--- Task instructions ---
In the entries below, print exactly the lines from the first through the one with "import seaborn as sns", both included, and none of the pictures.

*** Stored rows ***

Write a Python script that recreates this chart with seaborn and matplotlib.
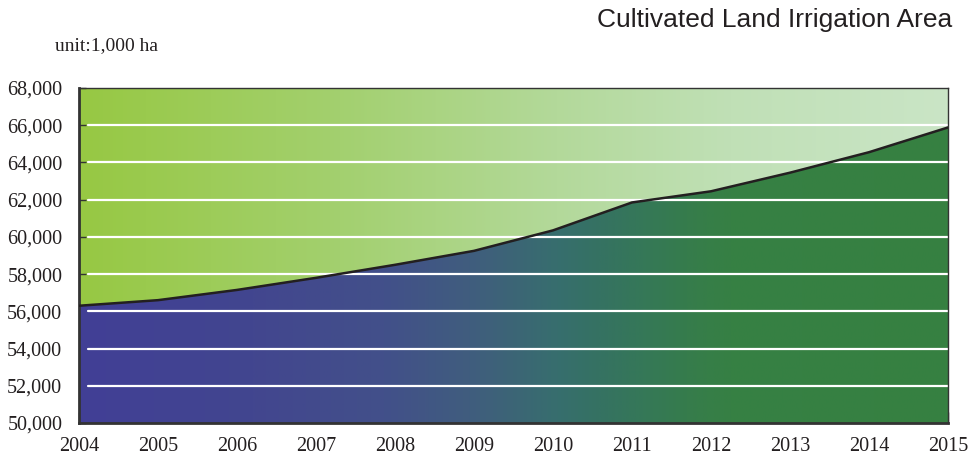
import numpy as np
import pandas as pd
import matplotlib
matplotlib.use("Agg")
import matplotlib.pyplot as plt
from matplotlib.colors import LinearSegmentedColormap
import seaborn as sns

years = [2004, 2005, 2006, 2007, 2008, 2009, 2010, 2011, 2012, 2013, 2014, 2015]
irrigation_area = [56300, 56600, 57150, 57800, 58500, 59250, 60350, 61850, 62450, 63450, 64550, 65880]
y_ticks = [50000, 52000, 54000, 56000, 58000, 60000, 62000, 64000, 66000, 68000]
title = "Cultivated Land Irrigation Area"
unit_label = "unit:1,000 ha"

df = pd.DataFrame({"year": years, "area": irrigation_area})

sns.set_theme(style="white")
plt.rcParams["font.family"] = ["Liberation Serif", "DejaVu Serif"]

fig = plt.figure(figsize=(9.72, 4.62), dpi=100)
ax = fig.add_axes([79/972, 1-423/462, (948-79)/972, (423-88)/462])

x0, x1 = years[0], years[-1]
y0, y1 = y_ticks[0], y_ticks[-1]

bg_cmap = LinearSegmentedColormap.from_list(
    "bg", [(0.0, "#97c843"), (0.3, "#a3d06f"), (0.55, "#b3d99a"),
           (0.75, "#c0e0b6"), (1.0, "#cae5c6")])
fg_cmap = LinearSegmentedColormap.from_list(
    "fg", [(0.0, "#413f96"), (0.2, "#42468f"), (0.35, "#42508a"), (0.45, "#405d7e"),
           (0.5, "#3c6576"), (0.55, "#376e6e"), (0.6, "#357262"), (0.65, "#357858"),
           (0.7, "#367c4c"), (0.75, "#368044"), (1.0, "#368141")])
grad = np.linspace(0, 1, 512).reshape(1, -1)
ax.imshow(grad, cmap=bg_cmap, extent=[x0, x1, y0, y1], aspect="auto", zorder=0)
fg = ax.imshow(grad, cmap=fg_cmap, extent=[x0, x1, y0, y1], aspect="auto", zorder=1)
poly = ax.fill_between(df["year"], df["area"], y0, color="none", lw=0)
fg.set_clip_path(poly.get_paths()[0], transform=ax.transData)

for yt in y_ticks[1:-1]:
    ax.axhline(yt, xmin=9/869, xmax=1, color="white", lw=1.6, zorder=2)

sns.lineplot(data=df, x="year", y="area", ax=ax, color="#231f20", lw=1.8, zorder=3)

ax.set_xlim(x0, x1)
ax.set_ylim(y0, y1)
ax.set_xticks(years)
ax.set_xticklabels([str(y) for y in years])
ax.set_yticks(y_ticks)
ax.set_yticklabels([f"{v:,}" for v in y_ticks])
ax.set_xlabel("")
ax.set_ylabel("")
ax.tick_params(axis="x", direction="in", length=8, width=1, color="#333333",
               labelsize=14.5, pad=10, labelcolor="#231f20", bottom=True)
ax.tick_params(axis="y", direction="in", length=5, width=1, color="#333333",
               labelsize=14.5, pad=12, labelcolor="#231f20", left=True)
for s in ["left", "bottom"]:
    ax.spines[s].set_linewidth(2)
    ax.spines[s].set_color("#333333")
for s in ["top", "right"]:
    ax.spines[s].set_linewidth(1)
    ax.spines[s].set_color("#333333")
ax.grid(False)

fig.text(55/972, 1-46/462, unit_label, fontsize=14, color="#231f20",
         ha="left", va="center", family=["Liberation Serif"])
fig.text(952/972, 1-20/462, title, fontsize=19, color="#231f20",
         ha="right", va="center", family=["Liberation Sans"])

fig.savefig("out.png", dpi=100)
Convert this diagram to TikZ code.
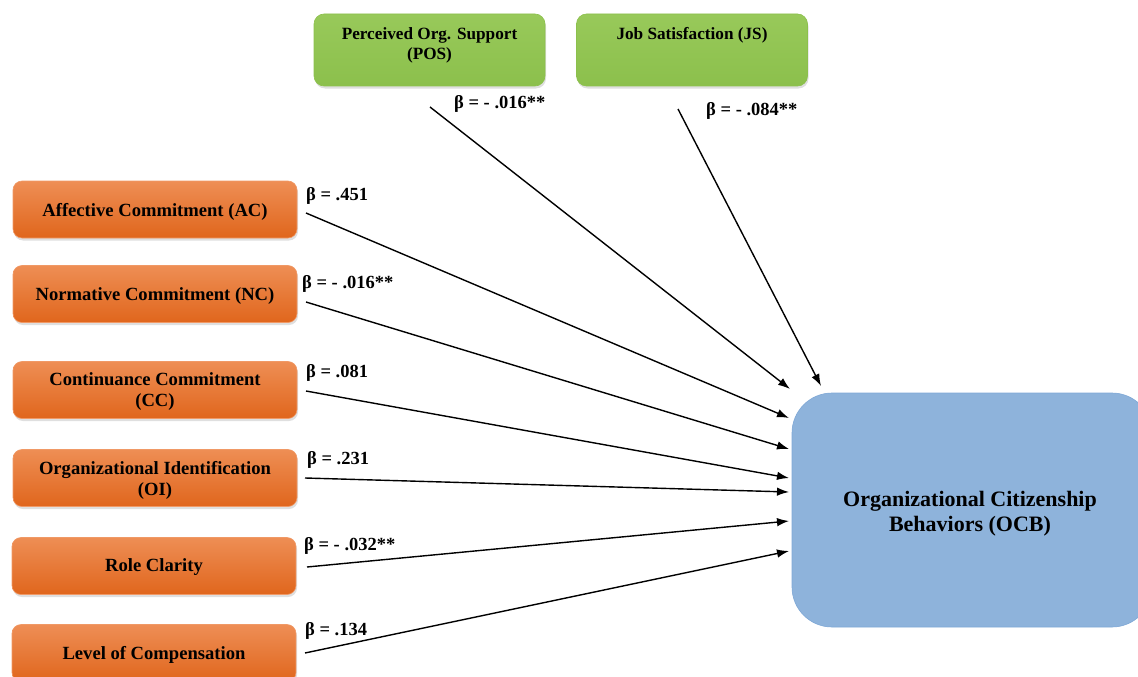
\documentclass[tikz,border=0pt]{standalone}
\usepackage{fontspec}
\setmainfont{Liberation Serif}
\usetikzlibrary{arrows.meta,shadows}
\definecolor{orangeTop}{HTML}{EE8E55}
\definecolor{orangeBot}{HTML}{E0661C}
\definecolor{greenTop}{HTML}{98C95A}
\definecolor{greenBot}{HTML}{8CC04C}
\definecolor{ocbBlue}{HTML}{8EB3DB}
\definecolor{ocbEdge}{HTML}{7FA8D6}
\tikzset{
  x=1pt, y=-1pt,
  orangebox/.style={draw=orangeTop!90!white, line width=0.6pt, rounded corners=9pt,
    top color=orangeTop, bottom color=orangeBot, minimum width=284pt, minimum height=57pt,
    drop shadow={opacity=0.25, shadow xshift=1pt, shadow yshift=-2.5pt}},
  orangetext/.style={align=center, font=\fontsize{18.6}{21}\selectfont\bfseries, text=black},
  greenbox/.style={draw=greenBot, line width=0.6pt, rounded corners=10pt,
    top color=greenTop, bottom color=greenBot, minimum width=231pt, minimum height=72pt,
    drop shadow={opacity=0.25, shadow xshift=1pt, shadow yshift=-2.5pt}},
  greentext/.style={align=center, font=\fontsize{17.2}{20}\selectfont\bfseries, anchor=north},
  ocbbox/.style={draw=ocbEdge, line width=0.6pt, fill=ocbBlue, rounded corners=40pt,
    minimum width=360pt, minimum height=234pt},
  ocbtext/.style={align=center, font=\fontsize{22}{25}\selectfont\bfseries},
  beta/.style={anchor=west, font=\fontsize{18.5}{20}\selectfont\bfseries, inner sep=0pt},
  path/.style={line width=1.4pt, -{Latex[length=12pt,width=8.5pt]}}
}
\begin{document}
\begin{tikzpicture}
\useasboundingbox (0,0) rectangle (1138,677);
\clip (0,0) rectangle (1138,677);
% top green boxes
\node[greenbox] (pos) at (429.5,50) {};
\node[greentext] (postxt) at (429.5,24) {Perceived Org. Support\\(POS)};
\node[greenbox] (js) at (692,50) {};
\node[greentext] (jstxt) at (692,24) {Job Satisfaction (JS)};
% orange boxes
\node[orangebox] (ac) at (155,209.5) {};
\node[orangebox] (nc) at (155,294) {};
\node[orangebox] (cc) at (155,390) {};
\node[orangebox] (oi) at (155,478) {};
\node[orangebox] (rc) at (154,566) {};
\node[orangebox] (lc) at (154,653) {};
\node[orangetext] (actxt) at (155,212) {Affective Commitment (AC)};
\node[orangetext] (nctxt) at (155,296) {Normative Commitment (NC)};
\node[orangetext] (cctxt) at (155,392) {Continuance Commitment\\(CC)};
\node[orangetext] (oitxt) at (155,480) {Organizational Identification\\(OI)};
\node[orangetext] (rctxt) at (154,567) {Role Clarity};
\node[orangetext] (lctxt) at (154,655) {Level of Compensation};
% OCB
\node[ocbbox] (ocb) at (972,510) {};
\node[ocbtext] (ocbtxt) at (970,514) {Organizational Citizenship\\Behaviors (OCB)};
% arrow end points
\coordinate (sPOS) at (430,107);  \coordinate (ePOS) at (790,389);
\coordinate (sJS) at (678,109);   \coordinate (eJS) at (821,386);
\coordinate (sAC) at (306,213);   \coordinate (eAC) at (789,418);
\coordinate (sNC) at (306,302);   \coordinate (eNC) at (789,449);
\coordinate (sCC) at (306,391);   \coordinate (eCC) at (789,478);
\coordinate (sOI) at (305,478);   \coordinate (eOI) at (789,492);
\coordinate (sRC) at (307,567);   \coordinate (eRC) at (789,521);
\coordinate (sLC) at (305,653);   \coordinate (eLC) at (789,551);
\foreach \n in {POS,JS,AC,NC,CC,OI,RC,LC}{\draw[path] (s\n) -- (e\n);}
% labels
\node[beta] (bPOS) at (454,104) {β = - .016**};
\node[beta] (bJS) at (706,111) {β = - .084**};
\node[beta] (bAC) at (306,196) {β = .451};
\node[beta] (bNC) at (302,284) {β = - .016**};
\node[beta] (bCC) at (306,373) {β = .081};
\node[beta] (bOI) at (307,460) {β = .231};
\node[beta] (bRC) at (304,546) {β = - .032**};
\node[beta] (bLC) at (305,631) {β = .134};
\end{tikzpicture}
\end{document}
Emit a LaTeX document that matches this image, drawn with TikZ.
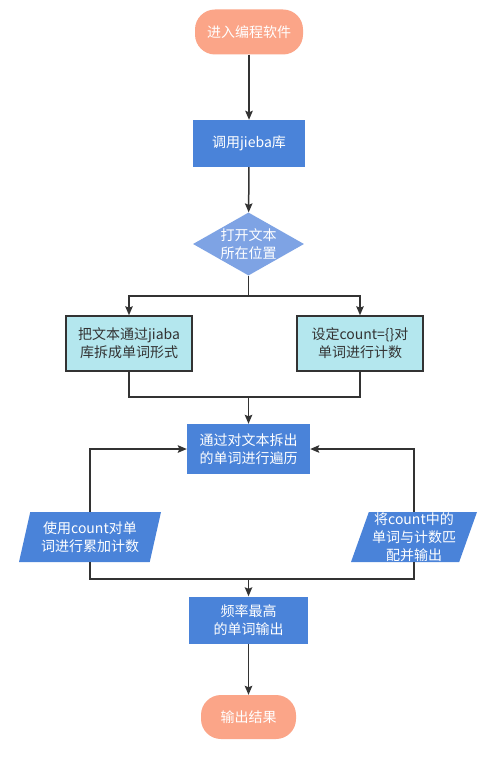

***

--- Completed exercise ---
Write a Python script that recreates this chart with seaborn and matplotlib.
import numpy as np
import pandas as pd
import matplotlib
matplotlib.use("Agg")
import matplotlib.pyplot as plt
from matplotlib.colors import LinearSegmentedColormap
import seaborn as sns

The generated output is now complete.